Ministers of War: The amazing chaplaincy of the U.S. military

National Review, March 10, 2003 by Rod Dreher

The shooting had long since stopped by the time Richard Kent arrived for his tour of peacekeeping duty in Bosnia. But what the American soldier saw in an abandoned warehouse in a village called Kravica still haunts his dreams.

Eight years before Kent's arrival, Serbian forces crammed a thousand Bosnian Muslim men into the warehouse, where, according to the United Nations' official report, they were "killed by small arms fire and grenades. Visiting the Kravica warehouse several months later, United Nations personnel were able to see hair, blood and human tissue caked to the inside walls of this building." By the time Kent and his fellow soldiers saw the building, it was being used to store tractors and manure. The only sign of the barn's past was a black mold covering the walls, feeding off the rotting human flesh and blood embedded in its crevices.

Kent went to Bosnia a devout Catholic, but nothing they taught him in catechism class back in Michigan prepared him for that moldy barn in Kravica. "When evil of this magnitude is encountered, simple piety is not enough," Kent says today, from his home in northern Virginia. "Why does a God who has protected me, a soldier, through dangers large and small -- where was He when the men murdered in this warehouse screamed for His mercy? Why has He allowed genocide?"

It is at this point, when the cruelty that a soldier has witnessed threatens to overwhelm his understanding and devour his soul, that he may go in search of a chaplain. Dave Peterson, a Presbyterian minister and retired Army colonel who served as a top chaplain in Operation Desert Storm, says the gruesome slaughter of fleeing Iraqi troops on the so-called "highway of death" back to Baghdad devastated many Americans who fought in that battle. "We had chaplains talking to some of those troops for a significant amount of time after the fact," Peterson says. "A significant number of troops just broke down after that. It left a mark, it really did."

If most people think of military chaplains at all, the image that comes to mind is kindly but slightly befuddled Father Mulcahy, from M*A*S*H. In fact, the more dangerous the mission, the more vital chaplains are to its success. The nearly 1,400 chaplains in the U.S. armed forces -- nearly all Christian, except for about 30 Jewish and 15 Muslim clergy - - must be on-the-spot counselors to men and women living through a kind of trauma that few civilians will ever experience. They prepare soldiers to kill and to die without losing their souls. They help soldiers re-integrate into the lives of their families. Chaplains ministering stateside help military families left behind get through months of emotional and sometimes financial hardship.

And, most important, on the battlefield they serve as a sign of the presence of the just and good God in the midst of hell on earth. Chaplains work on or very close to the front, and do so unarmed. To soldiers under fire, the chaplain's presence is a sign that God has not abandoned them. A chaplain's importance to the morale of combat soldiers is so central that if his courage falters during fighting, commanders must immediately replace him, or risk the collapse of the entire unit.
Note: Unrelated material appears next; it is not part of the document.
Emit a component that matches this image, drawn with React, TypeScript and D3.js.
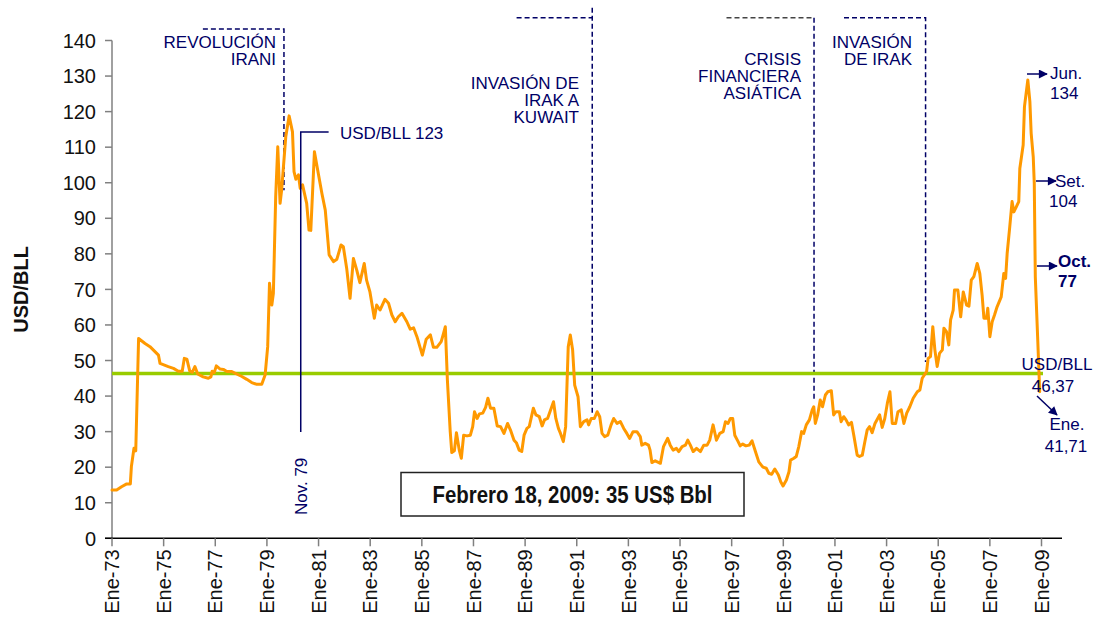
import React from "react";
import * as d3 from "d3";

// Decimal year of each reading and the price (USD/BLL)
const years = [
  1973.0, 1973.18, 1973.37, 1973.57, 1973.71, 1973.75, 1973.85, 1973.92, 1974.03, 1974.28,
  1974.47, 1974.8, 1974.86, 1975.18, 1975.38, 1975.57, 1975.72, 1975.8, 1975.9, 1976.01,
  1976.11, 1976.21, 1976.32, 1976.53, 1976.73, 1976.83, 1976.88, 1976.96, 1977.04, 1977.19,
  1977.31, 1977.45, 1977.64, 1977.83, 1978.03, 1978.22, 1978.41, 1978.61, 1978.8, 1978.93,
  1979.03, 1979.1, 1979.19, 1979.25, 1979.34, 1979.42, 1979.51, 1979.57, 1979.73, 1979.86,
  1979.99, 1980.05, 1980.12, 1980.22, 1980.29, 1980.38, 1980.54, 1980.63, 1980.7, 1980.84,
  1980.99, 1981.13, 1981.26, 1981.41, 1981.58, 1981.71, 1981.87, 1981.96, 1982.09, 1982.22,
  1982.35, 1982.48, 1982.6, 1982.77, 1982.86, 1982.99, 1983.16, 1983.25, 1983.38, 1983.57,
  1983.71, 1983.84, 1983.97, 1984.09, 1984.23, 1984.42, 1984.55, 1984.68, 1984.81, 1985.02,
  1985.17, 1985.33, 1985.45, 1985.58, 1985.75, 1985.84, 1985.91, 1985.99, 1986.1, 1986.16,
  1986.26, 1986.34, 1986.45, 1986.53, 1986.62, 1986.75, 1986.88, 1986.97, 1987.04, 1987.14,
  1987.23, 1987.36, 1987.47, 1987.56, 1987.66, 1987.79, 1987.92, 1988.05, 1988.18, 1988.32,
  1988.43, 1988.57, 1988.66, 1988.77, 1988.87, 1988.96, 1989.07, 1989.16, 1989.32, 1989.42,
  1989.55, 1989.66, 1989.75, 1989.87, 1990.1, 1990.19, 1990.29, 1990.37, 1990.48, 1990.57,
  1990.67, 1990.75, 1990.84, 1990.92, 1991.05, 1991.14, 1991.27, 1991.4, 1991.46, 1991.56,
  1991.68, 1991.79, 1991.89, 1991.98, 1992.08, 1992.2, 1992.33, 1992.43, 1992.56, 1992.69,
  1992.82, 1992.94, 1993.05, 1993.18, 1993.33, 1993.46, 1993.52, 1993.65, 1993.78, 1993.84,
  1993.91, 1994.04, 1994.24, 1994.36, 1994.52, 1994.62, 1994.73, 1994.86, 1994.95, 1995.08,
  1995.21, 1995.3, 1995.4, 1995.51, 1995.64, 1995.79, 1995.92, 1996.05, 1996.15, 1996.28,
  1996.41, 1996.54, 1996.67, 1996.76, 1996.86, 1996.95, 1997.04, 1997.12, 1997.25, 1997.33,
  1997.43, 1997.55, 1997.68, 1997.79, 1997.92, 1998.05, 1998.21, 1998.34, 1998.44, 1998.55,
  1998.67, 1998.81, 1998.9, 1998.99, 1999.12, 1999.22, 1999.28, 1999.41, 1999.5, 1999.6,
  1999.71, 1999.79, 1999.89, 2000.01, 2000.12, 2000.18, 2000.24, 2000.33, 2000.43, 2000.52,
  2000.63, 2000.72, 2000.86, 2000.95, 2001.04, 2001.17, 2001.24, 2001.34, 2001.43, 2001.53,
  2001.64, 2001.73, 2001.86, 2001.95, 2002.06, 2002.16, 2002.25, 2002.34, 2002.44, 2002.55,
  2002.64, 2002.73, 2002.83, 2002.93, 2003.03, 2003.13, 2003.22, 2003.35, 2003.44, 2003.57,
  2003.67, 2003.78, 2003.9, 2004.03, 2004.19, 2004.29, 2004.38, 2004.55, 2004.61, 2004.7,
  2004.79, 2004.87, 2004.96, 2005.05, 2005.16, 2005.22, 2005.32, 2005.41, 2005.48, 2005.58,
  2005.63, 2005.76, 2005.87, 2005.97, 2006.1, 2006.19, 2006.28, 2006.38, 2006.51, 2006.61,
  2006.7, 2006.77, 2006.87, 2006.92, 2007.0, 2007.09, 2007.18, 2007.28, 2007.44, 2007.54,
  2007.61, 2007.67, 2007.77, 2007.86, 2007.93, 2008.12, 2008.16, 2008.29, 2008.34, 2008.47,
  2008.55, 2008.6, 2008.68, 2008.72, 2008.76, 2008.85, 2008.93,
];
const prices = [
  13.6, 13.6, 14.5, 15.3, 15.3, 20.1, 25.3, 24.6, 56.2, 54.8,
  53.9, 51.5, 49.2, 48.3, 47.8, 47.0, 47.0, 50.6, 50.4, 47.1,
  46.7, 48.3, 46.2, 45.4, 45.0, 45.4, 47.0, 46.6, 48.5, 47.6,
  47.5, 46.9, 46.9, 46.2, 45.5, 44.7, 43.8, 43.3, 43.3, 45.9,
  53.9, 71.7, 65.6, 68.9, 96.1, 110.1, 94.2, 97.9, 112.9, 118.8,
  114.3, 103.1, 101.0, 102.2, 98.4, 99.4, 94.2, 86.7, 86.6, 108.7,
  102.6, 97.0, 92.3, 79.7, 77.8, 78.5, 82.5, 82.0, 75.9, 67.5,
  78.7, 75.4, 71.9, 77.3, 72.6, 69.3, 61.9, 65.6, 64.2, 67.2,
  66.1, 62.8, 60.9, 62.3, 63.3, 60.9, 58.8, 59.2, 56.7, 51.5,
  56.0, 57.2, 53.7, 53.7, 55.3, 57.6, 59.5, 44.5, 30.0, 24.1,
  24.6, 29.7, 24.8, 22.5, 29.0, 28.8, 29.0, 31.4, 35.6, 33.7,
  35.0, 35.2, 36.8, 39.4, 36.6, 36.6, 31.6, 31.4, 29.5, 32.3,
  30.5, 27.6, 26.9, 24.8, 24.4, 29.0, 30.9, 31.4, 36.6, 34.7,
  34.2, 31.6, 33.3, 33.7, 38.4, 33.7, 30.9, 29.5, 27.2, 31.4,
  53.9, 57.2, 53.0, 43.1, 39.8, 31.4, 32.8, 33.3, 31.9, 33.7,
  33.7, 35.6, 34.2, 29.5, 28.6, 29.0, 31.9, 33.7, 32.3, 32.8,
  30.9, 29.5, 28.1, 30.0, 30.0, 28.6, 26.2, 26.7, 26.2, 24.8,
  21.3, 21.8, 21.1, 25.8, 28.1, 26.2, 24.8, 25.3, 24.4, 25.8,
  26.2, 27.6, 26.2, 24.4, 25.3, 24.4, 26.2, 26.2, 27.6, 31.9,
  27.6, 29.5, 30.0, 32.8, 32.3, 33.7, 33.7, 29.0, 27.2, 26.0,
  26.5, 26.0, 26.2, 27.4, 24.4, 21.5, 20.0, 19.7, 18.3, 18.0,
  19.5, 17.8, 15.9, 14.7, 16.4, 18.7, 22.0, 22.5, 23.0, 25.8,
  30.0, 29.5, 31.9, 33.3, 36.1, 37.0, 32.3, 34.7, 38.9, 37.0,
  40.3, 41.2, 41.5, 34.7, 35.6, 35.6, 32.8, 34.2, 33.3, 31.9,
  32.6, 29.0, 23.4, 23.0, 23.4, 27.2, 30.5, 31.4, 29.7, 32.3,
  33.5, 34.7, 31.2, 33.7, 38.0, 41.2, 32.3, 32.3, 35.6, 36.1,
  32.3, 35.2, 37.0, 39.4, 41.2, 41.7, 45.0, 46.9, 50.6, 51.1,
  59.5, 53.0, 48.3, 52.0, 53.0, 59.1, 58.1, 54.4, 61.4, 64.2,
  69.8, 69.8, 62.3, 69.3, 65.6, 65.3, 72.6, 73.6, 77.3, 74.5,
  68.4, 61.9, 61.9, 64.7, 56.7, 60.9, 62.8, 65.1, 67.9, 74.5,
  73.1, 80.1, 87.6, 94.7, 91.8, 94.7, 104.0, 110.6, 121.4, 128.9,
  122.8, 113.9, 107.3, 99.8, 73.6, 56.7, 41.2,
];

const averagePrice = 46.37;
const tickYears = d3.range(1973, 2010, 2);
const yTicks = d3.range(0, 141, 10);
const tickLabel = (yr: number) => "Ene-" + String(yr).slice(2);

const NAVY = "#000066";
const SANS = "'Liberation Sans', Arial, sans-serif";

export default function App() {
  const x = d3.scaleLinear().domain([1973, 2009]).range([112, 1041.5]);
  const y = d3.scaleLinear().domain([0, 140]).range([538.3, 40.5]);

  const pts = years.map((yr, i) => [yr, prices[i]] as [number, number]);
  const line = d3
    .line<[number, number]>()
    .x((d) => x(d[0]))
    .y((d) => y(d[1]));

  const dash = "5,3";

  return (
    <svg
      width={1094}
      height={621}
      style={{ position: "absolute", left: 0, top: 0, background: "#fff" }}
    >
      <defs>
        <marker
          id="arr"
          viewBox="0 0 10 10"
          refX="9"
          refY="5"
          markerWidth="10"
          markerHeight="9"
          markerUnits="userSpaceOnUse"
          orient="auto"
        >
          <path d="M0,0 L10,5 L0,10 z" fill={NAVY} />
        </marker>
      </defs>

      {/* Y axis */}
      <line x1={112} x2={112} y1={y(140)} y2={y(0)} stroke="#808080" strokeWidth={1.5} />
      {yTicks.map((t) => (
        <g key={t}>
          <line x1={105} x2={112} y1={y(t)} y2={y(t)} stroke="#808080" strokeWidth={1.5} />
          <text
            x={96}
            y={y(t)}
            dy="0.36em"
            textAnchor="end"
            fontFamily={SANS}
            fontSize={20}
            fill="#111"
          >
            {t}
          </text>
        </g>
      ))}
      <text
        transform={`translate(28,${(y(0) + y(140)) / 2}) rotate(-90)`}
        textAnchor="middle"
        fontFamily={SANS}
        fontWeight="bold"
        fontSize={20}
        fill="#111"
      >
        USD/BLL
      </text>

      {/* X axis */}
      <line x1={105} x2={1062} y1={y(0)} y2={y(0)} stroke="#000" strokeWidth={1.5} />
      {tickYears.map((t) => (
        <g key={t}>
          <line x1={x(t)} x2={x(t)} y1={y(0)} y2={y(0) + 8} stroke="#808080" strokeWidth={1.5} />
          <text
            transform={`translate(${x(t)},${y(0) + 11}) rotate(-90)`}
            dy="0.36em"
            textAnchor="end"
            fontFamily={SANS}
            fontSize={20}
            fill="#111"
          >
            {tickLabel(t)}
          </text>
        </g>
      ))}

      {/* Annotation dashed lines */}
      <g stroke={NAVY} strokeWidth={1.5} strokeDasharray={dash} fill="none">
        <path d={`M${x(1976.52)},${y(143.2)} H${x(1979.66)} V${y(97.9)}`} />
        <path d={`M${x(1988.67)},${y(146.4)} H${x(1991.6)}`} />
        <path d={`M${x(1991.6)},${y(149.2)} V${y(35.2)}`} />
        <path d={`M${x(2000.19)},${y(146.4)} V${y(38.4)}`} />
        <path d={`M${x(2001.35)},${y(146.4)} H${x(2004.51)} V${y(49.6)}`} />
      </g>
      <path
        d={`M${x(1996.8)},${y(146.4)} H${x(2000.19)}`}
        stroke="#444"
        strokeWidth={1.5}
        strokeDasharray={dash}
        fill="none"
      />

      {/* Average line */}
      <line
        x1={x(1973)}
        x2={1043}
        y1={y(averagePrice)}
        y2={y(averagePrice)}
        stroke="#99cc00"
        strokeWidth={3.5}
      />

      {/* Price line */}
      <path
        d={line(pts) || ""}
        fill="none"
        stroke="#ff9900"
        strokeWidth={3}
        strokeLinejoin="round"
        strokeLinecap="round"
      />

      {/* Nov 79 callout */}
      <path
        d={`M${x(1981.39)},${y(114.3)} H${x(1980.31)} V${y(29.9)}`}
        stroke={NAVY}
        strokeWidth={1.5}
        fill="none"
      />

      <g fontFamily={SANS} fontSize={17} fill={NAVY}>
        <text x={340} y={139}>USD/BLL 123</text>
        <text transform={`translate(${x(1980.31)},515) rotate(-90)`} dy="0.36em">
          Nov. 79
        </text>

        <text x={276} y={48} textAnchor="end">REVOLUCIÓN</text>
        <text x={276} y={65} textAnchor="end">IRANI</text>

        <text x={579} y={89} textAnchor="end">INVASIÓN DE</text>
        <text x={579} y={106} textAnchor="end">IRAK A</text>
        <text x={579} y={123} textAnchor="end">KUWAIT</text>

        <text x={801} y={65} textAnchor="end">CRISIS</text>
        <text x={801} y={82} textAnchor="end">FINANCIERA</text>
        <text x={801} y={98.5} textAnchor="end">ASIÁTICA</text>

        <text x={912} y={48} textAnchor="end">INVASIÓN</text>
        <text x={912} y={65} textAnchor="end">DE IRAK</text>

        <text x={1050} y={79}>Jun.</text>
        <text x={1050} y={99}>134</text>
        <text x={1055} y={187}>Set.</text>
        <text x={1049} y={207}>104</text>
        <text x={1058} y={267} fontWeight="bold">Oct.</text>
        <text x={1058} y={287} fontWeight="bold">77</text>
        <text x={1057} y={370} textAnchor="middle">USD/BLL</text>
        <text x={1053} y={392} textAnchor="middle">46,37</text>
        <text x={1067} y={430} textAnchor="middle">Ene.</text>
        <text x={1066} y={452} textAnchor="middle">41,71</text>
      </g>

      {/* Arrows */}
      <g stroke={NAVY} strokeWidth={1.5} markerEnd="url(#arr)">
        <line x1={1027} y1={74} x2={1047} y2={74} />
        <line x1={1036} y1={181} x2={1056} y2={181} />
        <line x1={1037} y1={266} x2={1057} y2={266} />
        <line x1={1037} y1={396} x2={1057} y2={415} />
      </g>

      {/* Note box */}
      <rect x={401} y={472.5} width={343} height={43.5} fill="#fff" stroke="#222" strokeWidth={1.5} />
      <text
        x={572.5}
        y={502.5}
        textAnchor="middle"
        fontFamily={SANS}
        fontWeight="bold"
        fontSize={23}
        textLength={280}
        lengthAdjust="spacingAndGlyphs"
        fill="#111"
      >
        Febrero 18, 2009: 35 US$ Bbl
      </text>
    </svg>
  );
}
The things soldiers in combat are asked to do and to suffer are so extreme that, in many cases, only a belief that God is with them enables them to endure.

"Courage is really fear that's said its prayers," says Father Vincent J. Inghilterra, a top Army colonel and Catholic priest who has been a military chaplain for 34 years. "The truth is, there's no way we can do anything without a deep spiritual life and dependence on God. When you're a soldier, you are there alone, you're very mortal, you have a mission and you don't know if you're going to survive. We chaplains bring the presence of God into every situation, so that wherever our soldiers find themselves, they are not devoid of God."

Talking to these men, one is struck by their moral realism, and how starkly it contrasts with the effete sentimentality you find among so many clergymen today. Theirs is a sterner faith, a manlier piety than mainstream America is accustomed to. It has to be, because the world beyond our shores is filled with hot, cruel places, lands where a faith that has had its moral backbone turned to aspic by our decadent, Oprah- cized culture cannot hope to survive. U.S. troops aren't the only Americans who could stand to hear the testimony of military chaplains in these dire days.

The presence of religious leaders among armies is an ancient custom. The Bible records that the Israelites brought their priests with them into battle. The Romans did as well, and had their pagan priests perform ritual sacrifices and read auguries from animal entrails on the eve of battle. The word "chaplain" derives from the early Christian era. In the 4th century, a Roman soldier, Martin of Tours, is said to have divided his military cloak and given half to a beggar he found shivering in the cold. That night, he had a mystical vision in which he saw that the beggar was actually Jesus Christ. After converting to Christianity, Martin became a devout churchman, and when he died, he was canonized, becoming a patron saint of France. The Frankish kings would carry St. Martin's cloak -- called in Latin cappa -- into battle as a holy relic. The priest who cared for the cloak was called a cappellanus, and ultimately all priests who served the military were called cappellani. The French translation was chapelains, which is where the English word comes from.